La formule «juifs patentés», qui visait Louis Aliot, est rapidement retirée, mais le ton est donné: aux yeux de Jérôme Bourbon, Marine Le Pen est tout à la fois le «démon» et l’«ennemie absolue».
Le compagnon de Marine Le Pen qualifie quant à lui Rivarol de «torchon antisémite», lorsque Jean-Marie Le Pen y accorde un entretien particulièrement virulent –ce qui devait lancer son processus d’exclusion du FN.
Objet de conservation de la tradition
Si la question de l’antisémitisme structure la dispute, elle ne l’épuise pas. Pour Jérôme Bourbon, il existe également une question des mœurs qui est essentielle, comme l’indiquait sa déclaration ou bien ce propos tenu dans une vidéo de 2016, où, non sans regret, il dit se sentir «plus souvent d’accord avec un musulman pieux et de base qu’avec des Occidentaux dégénérés». Son rejet de l’islam et des immigrés est sans concession, mais c’est le sentiment de décadence des mœurs et de l’âme des Occidentaux qui paraît le hanter.

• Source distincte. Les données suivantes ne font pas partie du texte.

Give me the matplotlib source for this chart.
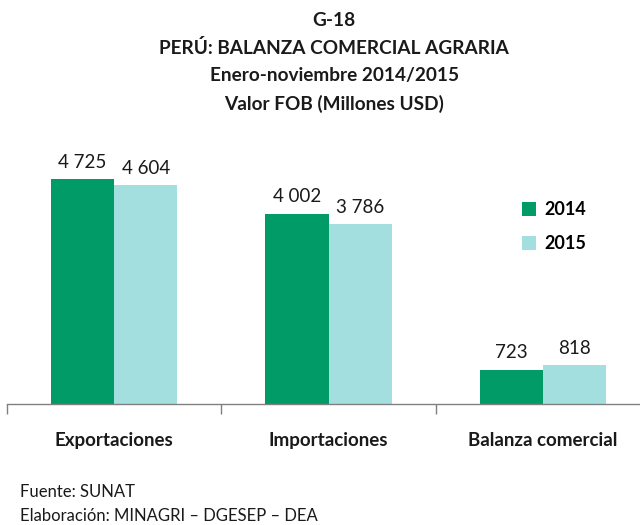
import matplotlib
matplotlib.use("Agg")
import matplotlib.pyplot as plt
import numpy as np

plt.rcParams['font.family'] = ['Lato', 'DejaVu Sans']

# Daten
kategorien = ["Exportaciones", "Importaciones", "Balanza comercial"]
werte_2014 = [4725, 4002, 723]
werte_2015 = [4604, 3786, 818]
jahre = ["2014", "2015"]
farben = ["#009B66", "#A4DFE0"]

fig = plt.figure(figsize=(6.4, 5.25), dpi=100)
ax = fig.add_axes([0.011, 0.2305, 1.005, 0.48])

x = np.arange(len(kategorien))
breite = 0.295
b1 = ax.bar(x - breite / 2, werte_2014, breite, color=farben[0], label=jahre[0])
b2 = ax.bar(x + breite / 2, werte_2015, breite, color=farben[1], label=jahre[1])

# Beschriftungen über den Balken
for bars in (b1, b2):
    for rect in bars:
        wert = rect.get_height()
        txt = f"{wert:,}".replace(",", " ")
        ax.annotate(txt, (rect.get_x() + rect.get_width() / 2, wert),
                    xytext=(0, 6), textcoords="offset points",
                    ha="center", va="bottom", fontsize=13.5, color="#1a1a1a")

ax.set_xlim(-0.5, 2.5)
ax.set_ylim(0, 5300)
ax.set_yticks([])
for s in ["top", "right", "left"]:
    ax.spines[s].set_visible(False)
ax.spines["bottom"].set_color("#808080")
ax.spines["bottom"].set_linewidth(1.0)

ax.set_xticks(x)
ax.set_xticklabels(kategorien, fontsize=13.5, fontweight="bold", color="#1a1a1a")
ax.tick_params(axis="x", which="major", length=0, pad=20)
ax.set_xticks([-0.5, 0.5, 1.5, 2.5], minor=True)
ax.tick_params(axis="x", which="minor", length=7, width=1.0, color="#808080", direction="out")

leg = ax.legend(loc="upper left", bbox_to_anchor=(0.775, 0.87), frameon=False,
                prop={"weight": "bold", "size": 13}, handlelength=0.8,
                handleheight=0.8, labelspacing=0.95, handletextpad=0.45)

# Titel
titel = ["G-18", "PERÚ: BALANZA COMERCIAL AGRARIA",
         "Enero-noviembre 2014/2015", "Valor FOB (Millones USD)"]
for i, zeile in enumerate(titel):
    fig.text(0.522, 1 - (20 + i * 28) / 525, zeile, ha="center", va="center",
             fontsize=13.7, fontweight="bold", color="#1a1a1a")

# Fußnoten
fig.text(20 / 640, 1 - 492 / 525, "Fuente: SUNAT", ha="left", va="center",
         fontsize=12, color="#1a1a1a")
fig.text(20 / 640, 1 - 516 / 525, "Elaboración: MINAGRI – DGESEP – DEA",
         ha="left", va="center", fontsize=12, color="#1a1a1a")

fig.savefig("out.png", dpi=100)
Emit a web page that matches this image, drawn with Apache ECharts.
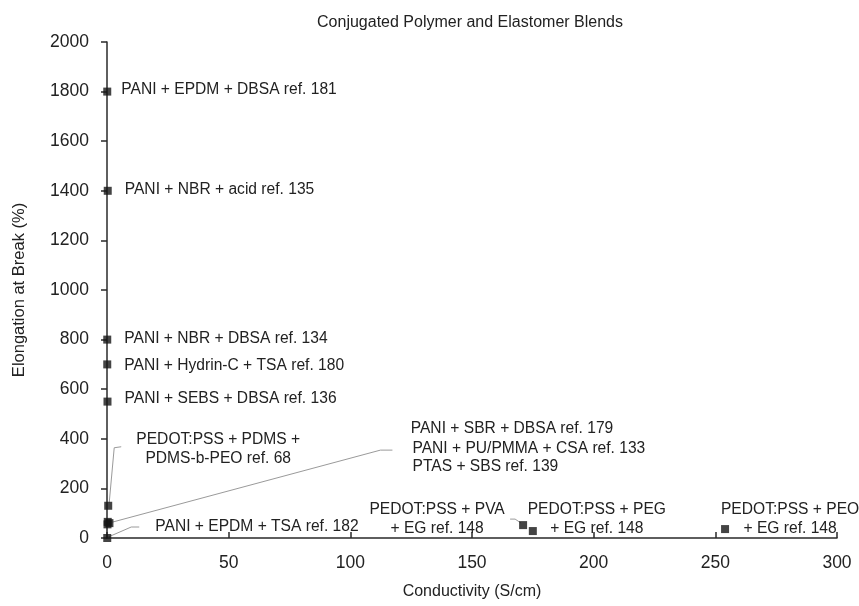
<!DOCTYPE html>
<html>
<head>
<meta charset="utf-8">
<script src="https://cdn.jsdelivr.net/npm/echarts@6/dist/echarts.min.js"></script>
<style>
  html, body { margin: 0; padding: 0; background: #fff; }
  #chart { width: 859px; height: 606px; }
</style>
</head>
<body>
<div id="chart"></div>
<script>
// Blend names, conductivity (S/cm) and elongation at break (%)
const blendNames = [
  'PANI + EPDM + DBSA ref. 181',
  'PANI + NBR + acid ref. 135',
  'PANI + NBR + DBSA ref. 134',
  'PANI + Hydrin-C + TSA ref. 180',
  'PANI + SEBS + DBSA ref. 136',
  'PEDOT:PSS + PDMS +\nPDMS-b-PEO ref. 68',
  'PANI + SBR + DBSA ref. 179',
  'PANI + PU/PMMA + CSA ref. 133',
  'PTAS + SBS ref. 139',
  'PANI + EPDM + TSA ref. 182',
  'PEDOT:PSS + PVA\n+ EG ref. 148',
  'PEDOT:PSS + PEG\n+ EG ref. 148',
  'PEDOT:PSS + PEO\n+ EG ref. 148'
];
const conductivity = [0.1, 0.3, 0.1, 0.1, 0.2, 0.5, 0.3, 1, 0.2, 0.1, 171, 175, 254];
const elongation   = [1800, 1400, 800, 700, 550, 130, 65, 60, 55, 0, 52, 28, 36];

const xTicks = { min: 0, max: 300, interval: 50 };
const yTicks = { min: 0, max: 2000, interval: 200 };

// Label placement (pixel offsets from each marker) and leader polylines
const labelPlacement = [
  { dx: 14, dy: -2, align: 'left' },
  { dx: 17, dy: -1, align: 'left' },
  { dx: 17, dy: -1, align: 'left' },
  { dx: 17, dy: 1, align: 'left' },
  { dx: 17, dy: -3, align: 'left' },
  { dx: 110, dy: -57, align: 'center', leader: [[1, -3], [6, -58], [13, -59]] },
  { dx: 303, dy: -93, align: 'left' },
  { dx: 303, dy: -74, align: 'left', leader: [[3, -1], [271, -73], [283, -73]] },
  { dx: 305, dy: -58, align: 'left' },
  { dx: 48, dy: -11, align: 'left', leader: [[1, -1], [24, -11], [32, -11]] },
  { dx: -86, dy: -6, align: 'center', leader: [[-13, -6], [-8, -6], [-2, -2]] },
  { dx: 64, dy: -12, align: 'center' },
  { dx: 65, dy: -10, align: 'center' }
];

const FONT = '"Liberation Sans", Arial, Helvetica, sans-serif';
const TEXT = '#222';
const AXIS = '#2a2a2a';

const chart = echarts.init(document.getElementById('chart'), null, { renderer: 'canvas' });

const points = conductivity.map((c, i) => [c, elongation[i]]);

chart.setOption({
  animation: false,
  backgroundColor: '#fff',
  title: {
    text: 'Conjugated Polymer and Elastomer Blends',
    left: 465,
    top: 10,
    textAlign: 'center',
    textStyle: { fontFamily: FONT, fontSize: 16, fontWeight: 'normal', color: TEXT }
  },
  grid: { left: 107, right: 22, top: 42, bottom: 68, containLabel: false, outerBoundsMode: 'none' },
  xAxis: {
    type: 'value',
    min: xTicks.min, max: xTicks.max, interval: xTicks.interval,
    name: 'Conductivity (S/cm)',
    nameLocation: 'middle',
    nameGap: 46,
    nameTextStyle: { fontFamily: FONT, fontSize: 16, color: TEXT },
    axisLine: { show: true, onZero: false, lineStyle: { color: AXIS, width: 1.5 } },
    axisTick: { show: true, inside: true, length: 6, lineStyle: { color: AXIS, width: 1.5 } },
    axisLabel: { fontFamily: FONT, fontSize: 17.5, color: TEXT, margin: 16, formatter: v => String(v) },
    splitLine: { show: false }
  },
  yAxis: {
    type: 'value',
    min: yTicks.min, max: yTicks.max, interval: yTicks.interval,
    name: 'Elongation at Break (%)',
    nameLocation: 'middle',
    nameGap: 79,
    nameTextStyle: { fontFamily: FONT, fontSize: 16.5, color: TEXT },
    axisLine: { show: true, onZero: false, lineStyle: { color: AXIS, width: 1.5 } },
    axisTick: { show: true, inside: false, length: 6, lineStyle: { color: AXIS, width: 1.5 } },
    axisLabel: { fontFamily: FONT, fontSize: 17.5, color: TEXT, margin: 18, formatter: v => String(v) },
    splitLine: { show: false }
  },
  series: [{
    type: 'scatter',
    data: points,
    symbol: 'rect',
    symbolSize: 8,
    itemStyle: { color: '#151515' },
    z: 5
  }]
});

// Annotation text and leader lines anchored to the plotted markers
const graphics = [];
points.forEach((p, i) => {
  const [px, py] = chart.convertToPixel({ seriesIndex: 0 }, p);
  const lp = labelPlacement[i];
  if (lp.leader) {
    graphics.push({
      type: 'polyline',
      silent: true,
      z: 3,
      shape: { points: lp.leader.map(([ox, oy]) => [px + ox, py + oy]) },
      style: { stroke: '#9a9a9a', lineWidth: 1, fill: null }
    });
  }
  graphics.push({
    type: 'text',
    silent: true,
    z: 4,
    style: {
      text: blendNames[i],
      x: px + lp.dx,
      y: py + lp.dy,
      align: lp.align,
      verticalAlign: 'middle',
      textAlign: lp.align,
      textVerticalAlign: 'middle',
      font: '15.6px ' + FONT,
      lineHeight: 19,
      fill: TEXT
    }
  });
});
chart.setOption({ graphic: graphics });
</script>
</body>
</html>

Autant que le goût de la marge et du rassemblement des proscrits, c’est peut-être ce sentiment d’urgence qui explique son attrait pour les provocations. Sans effet, pour l’instant, sur les maigres ventes du journal –quelque 5.000 exemplaires.
Tout en ayant atteint une longévité certes impressionnante, Rivarol n’a vraiment révélé qu’une affaire dans son histoire: celle de l’Observatoire, en 1959. Le journal propose en réalité à ses lecteurs de lire les idées qu’ils ont. Mais ce qui pouvait sans doute avoir un effet rassurant durant les décennies pré-internet ne suffit plus à notre époque, où chacun peut trouver des internautes partageant ses lubies, ses haines et ses exécrations. Autant que de l’antisémitisme à la française, Rivarol est un objet de conservation de la tradition de la presse papier.